Minimnya Perhatian Negara pada Pendidikan Anak Usia Dini Islam
Meski pemerintah telah hadir secara kuat pada jenjang MI, MTs, MA, hingga perguruan tinggi keagamaan Islam, kehadiran negara di tingkat RA masih sangat minim. Ribuan RA di seluruh Indonesia tetap bertahan dengan dukungan masyarakat dan ormas Islam, tanpa sokongan struktural dari pemerintah.
Data PPIAUD 2024 mencatat terdapat 31.196 RA, lebih dari 1,3 juta peserta didik, dan 139.415 guru, seluruhnya berstatus swasta. Di sisi lain, Kemendikbudristek terus menambah jumlah TK Negeri; pada 2021, 4,98% TK di Indonesia sudah berstatus negeri.
“Untuk jenjang yang sama, negara hadir di Kemendikbud, tapi belum di Kemenag. Ini bukan hanya persoalan lembaga, tetapi keadilan layanan pendidikan,” ujar Dr. Hamzah.
RA Negeri Dinilai Strategis dan Berperan Besar
PPIAUD menilai kehadiran RA Negeri sangat strategis. Selain menjadi bukti kehadiran negara dalam pendidikan Islam sejak dini, RA Negeri diharapkan menjadi acuan mutu nasional bagi RA swasta. Salah satu gagasan yang diusulkan adalah pendirian RA Insan Cendekia, model pendidikan Islam anak usia dini yang unggul mirip konsep MAN Insan Cendekia yang telah banyak mencetak prestasi.
“Kami mengusulkan RA Insan Cendekia sebagai pusat pembinaan mutu RA di seluruh Indonesia,” kata Dr. Hamzah.
Penegerian RA juga akan membuka peluang peningkatan kesejahteraan guru RA, pemberian pelatihan berkelanjutan, tunjangan, serta jaminan profesi yang lebih layak.
Dasar Hukum Sudah Ada, Tinggal Kemauan Politik
Melalui kajiannya berjudul “Darurat Pendidikan Anak Usia Dini Berkualitas: Anak-anak Indonesia Butuh RA Negeri”, PPIAUD menegaskan bahwa landasan hukum pendirian RA Negeri sudah tersedia. Peraturan Menteri Agama Nomor 14 Tahun 2014 memberikan dasar kuat bagi pemerintah untuk mendirikan atau menegerikan madrasah, termasuk RA.

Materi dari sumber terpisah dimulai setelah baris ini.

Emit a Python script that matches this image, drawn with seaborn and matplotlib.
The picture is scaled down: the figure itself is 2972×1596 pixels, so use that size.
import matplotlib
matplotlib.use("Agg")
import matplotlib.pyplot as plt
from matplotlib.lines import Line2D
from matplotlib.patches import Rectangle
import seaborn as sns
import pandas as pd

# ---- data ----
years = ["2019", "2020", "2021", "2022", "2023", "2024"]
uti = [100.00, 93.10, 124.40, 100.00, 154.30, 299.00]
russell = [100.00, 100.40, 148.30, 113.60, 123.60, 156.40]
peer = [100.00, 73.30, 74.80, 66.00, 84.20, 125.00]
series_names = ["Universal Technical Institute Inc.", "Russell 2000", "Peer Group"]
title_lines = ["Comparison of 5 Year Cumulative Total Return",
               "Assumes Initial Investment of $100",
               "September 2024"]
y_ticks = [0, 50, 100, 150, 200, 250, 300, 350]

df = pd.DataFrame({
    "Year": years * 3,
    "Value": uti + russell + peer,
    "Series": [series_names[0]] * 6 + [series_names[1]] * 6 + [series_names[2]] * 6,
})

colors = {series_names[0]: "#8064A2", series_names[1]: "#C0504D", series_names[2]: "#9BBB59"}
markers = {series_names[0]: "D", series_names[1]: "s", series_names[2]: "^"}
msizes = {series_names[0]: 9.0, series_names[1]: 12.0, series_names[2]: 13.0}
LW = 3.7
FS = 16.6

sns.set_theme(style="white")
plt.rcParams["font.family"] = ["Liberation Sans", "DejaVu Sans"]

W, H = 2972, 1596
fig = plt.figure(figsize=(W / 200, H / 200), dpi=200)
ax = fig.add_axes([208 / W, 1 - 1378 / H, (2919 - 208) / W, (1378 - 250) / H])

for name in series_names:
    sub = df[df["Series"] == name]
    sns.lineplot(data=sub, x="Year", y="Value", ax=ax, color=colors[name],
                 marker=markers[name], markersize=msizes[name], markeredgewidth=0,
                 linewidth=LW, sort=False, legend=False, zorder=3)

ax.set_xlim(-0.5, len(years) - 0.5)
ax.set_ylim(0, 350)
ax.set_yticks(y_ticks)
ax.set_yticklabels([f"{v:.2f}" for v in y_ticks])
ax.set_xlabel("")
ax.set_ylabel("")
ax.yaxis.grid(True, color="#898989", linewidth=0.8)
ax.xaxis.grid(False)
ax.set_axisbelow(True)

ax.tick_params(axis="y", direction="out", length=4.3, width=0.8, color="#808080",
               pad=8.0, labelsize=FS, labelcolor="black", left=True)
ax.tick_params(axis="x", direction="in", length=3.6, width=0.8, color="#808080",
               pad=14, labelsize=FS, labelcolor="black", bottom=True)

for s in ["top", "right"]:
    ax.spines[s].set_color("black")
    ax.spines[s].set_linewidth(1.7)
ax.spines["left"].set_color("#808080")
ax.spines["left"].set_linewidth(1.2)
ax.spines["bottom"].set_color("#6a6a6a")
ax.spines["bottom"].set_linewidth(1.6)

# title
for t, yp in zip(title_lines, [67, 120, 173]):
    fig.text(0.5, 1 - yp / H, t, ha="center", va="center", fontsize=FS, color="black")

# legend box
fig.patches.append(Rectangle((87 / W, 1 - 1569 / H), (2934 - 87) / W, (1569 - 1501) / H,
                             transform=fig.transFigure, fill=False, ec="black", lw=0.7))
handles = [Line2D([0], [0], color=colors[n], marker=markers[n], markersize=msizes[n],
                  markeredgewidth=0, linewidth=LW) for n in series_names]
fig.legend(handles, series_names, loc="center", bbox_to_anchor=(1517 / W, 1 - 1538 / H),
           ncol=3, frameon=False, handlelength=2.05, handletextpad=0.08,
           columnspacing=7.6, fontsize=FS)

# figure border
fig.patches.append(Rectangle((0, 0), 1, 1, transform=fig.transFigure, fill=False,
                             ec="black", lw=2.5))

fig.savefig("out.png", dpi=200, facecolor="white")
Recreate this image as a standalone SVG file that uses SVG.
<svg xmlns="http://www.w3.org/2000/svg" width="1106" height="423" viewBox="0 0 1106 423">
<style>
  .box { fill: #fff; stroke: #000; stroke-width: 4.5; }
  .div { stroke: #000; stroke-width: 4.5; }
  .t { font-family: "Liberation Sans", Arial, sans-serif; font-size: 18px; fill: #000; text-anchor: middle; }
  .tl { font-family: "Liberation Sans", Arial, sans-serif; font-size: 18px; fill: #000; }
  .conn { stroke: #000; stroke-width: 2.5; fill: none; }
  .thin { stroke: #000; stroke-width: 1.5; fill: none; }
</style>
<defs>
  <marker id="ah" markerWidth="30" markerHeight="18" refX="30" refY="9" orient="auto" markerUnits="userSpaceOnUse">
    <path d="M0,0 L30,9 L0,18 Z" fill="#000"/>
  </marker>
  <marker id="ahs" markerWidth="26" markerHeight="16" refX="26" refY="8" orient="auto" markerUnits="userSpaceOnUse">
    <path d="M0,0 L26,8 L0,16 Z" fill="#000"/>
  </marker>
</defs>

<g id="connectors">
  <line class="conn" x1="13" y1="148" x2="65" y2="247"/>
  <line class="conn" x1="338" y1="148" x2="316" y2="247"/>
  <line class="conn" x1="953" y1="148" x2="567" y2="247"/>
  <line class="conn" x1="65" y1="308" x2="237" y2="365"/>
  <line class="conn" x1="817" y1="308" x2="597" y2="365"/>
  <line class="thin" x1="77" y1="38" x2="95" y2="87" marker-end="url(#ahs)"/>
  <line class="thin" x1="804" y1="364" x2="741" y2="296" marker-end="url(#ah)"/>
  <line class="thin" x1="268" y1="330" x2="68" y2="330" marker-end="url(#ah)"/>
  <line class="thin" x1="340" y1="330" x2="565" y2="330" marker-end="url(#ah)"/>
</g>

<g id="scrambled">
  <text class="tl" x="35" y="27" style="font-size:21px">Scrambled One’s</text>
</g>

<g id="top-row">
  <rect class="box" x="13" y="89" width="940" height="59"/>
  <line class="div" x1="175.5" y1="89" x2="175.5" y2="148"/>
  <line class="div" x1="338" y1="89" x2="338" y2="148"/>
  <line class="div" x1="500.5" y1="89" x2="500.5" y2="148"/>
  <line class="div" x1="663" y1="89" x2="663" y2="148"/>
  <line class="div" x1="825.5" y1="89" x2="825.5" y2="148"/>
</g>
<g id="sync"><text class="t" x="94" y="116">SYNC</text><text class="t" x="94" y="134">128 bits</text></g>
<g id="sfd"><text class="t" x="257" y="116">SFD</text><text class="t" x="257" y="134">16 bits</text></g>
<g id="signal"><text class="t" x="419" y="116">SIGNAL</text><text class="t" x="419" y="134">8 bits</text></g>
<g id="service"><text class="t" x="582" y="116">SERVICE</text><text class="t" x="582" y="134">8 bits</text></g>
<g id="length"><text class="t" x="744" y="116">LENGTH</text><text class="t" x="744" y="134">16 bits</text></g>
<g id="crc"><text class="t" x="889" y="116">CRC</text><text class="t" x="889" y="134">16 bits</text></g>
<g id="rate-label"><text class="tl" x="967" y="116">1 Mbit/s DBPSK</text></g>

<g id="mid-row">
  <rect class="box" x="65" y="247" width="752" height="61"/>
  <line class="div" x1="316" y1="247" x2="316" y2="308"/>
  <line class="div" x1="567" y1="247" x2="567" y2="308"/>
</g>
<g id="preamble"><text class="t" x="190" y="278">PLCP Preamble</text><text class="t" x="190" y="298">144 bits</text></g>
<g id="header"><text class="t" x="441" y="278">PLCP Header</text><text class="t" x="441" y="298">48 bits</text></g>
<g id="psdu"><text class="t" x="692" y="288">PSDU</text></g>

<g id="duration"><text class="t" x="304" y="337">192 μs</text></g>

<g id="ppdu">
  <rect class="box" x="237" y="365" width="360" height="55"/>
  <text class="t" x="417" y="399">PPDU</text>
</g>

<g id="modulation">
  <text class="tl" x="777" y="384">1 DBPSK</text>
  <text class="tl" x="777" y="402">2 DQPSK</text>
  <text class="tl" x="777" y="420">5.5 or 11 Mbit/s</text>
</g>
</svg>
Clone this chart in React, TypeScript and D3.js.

“Kami tidak menuntut di luar aturan. Payung hukum sudah jelas. Yang dibutuhkan hanya kemauan politik pemerintah,” ujar Dr. Hamzah.
Harapan untuk Pemerintahan Baru
PPIAUD berharap pemerintahan Presiden Prabowo Subianto dan Menteri Agama Prof. Dr. Nasaruddin Umar dapat menjadi pelopor lahirnya RA Negeri pertama di Indonesia.
“Akan tercatat dalam sejarah bila pada masa kepemimpinan beliau lahir RA Negeri pertama di Indonesia. Itu bukan sekadar kebijakan administratif, tetapi warisan peradaban pendidikan Islam,” ucapnya.
Ratusan Prodi Pendidikan Islam Anak Usia Dini (PIAUD) dari berbagai perguruan tinggi Islam pun siap menjadi mitra dalam pengembangan RA Negeri tersebut. PPIAUD yakin, sinergi pemerintah, akademisi, dan masyarakat dapat membawa perubahan bagi masa depan pendidikan Islam anak usia dini.
“Melalui RA Negeri, kita menanam masa depan bangsa dengan nilai-nilai Islam, karakter, dan cinta tanah air,” tutup Dr. Hamzah.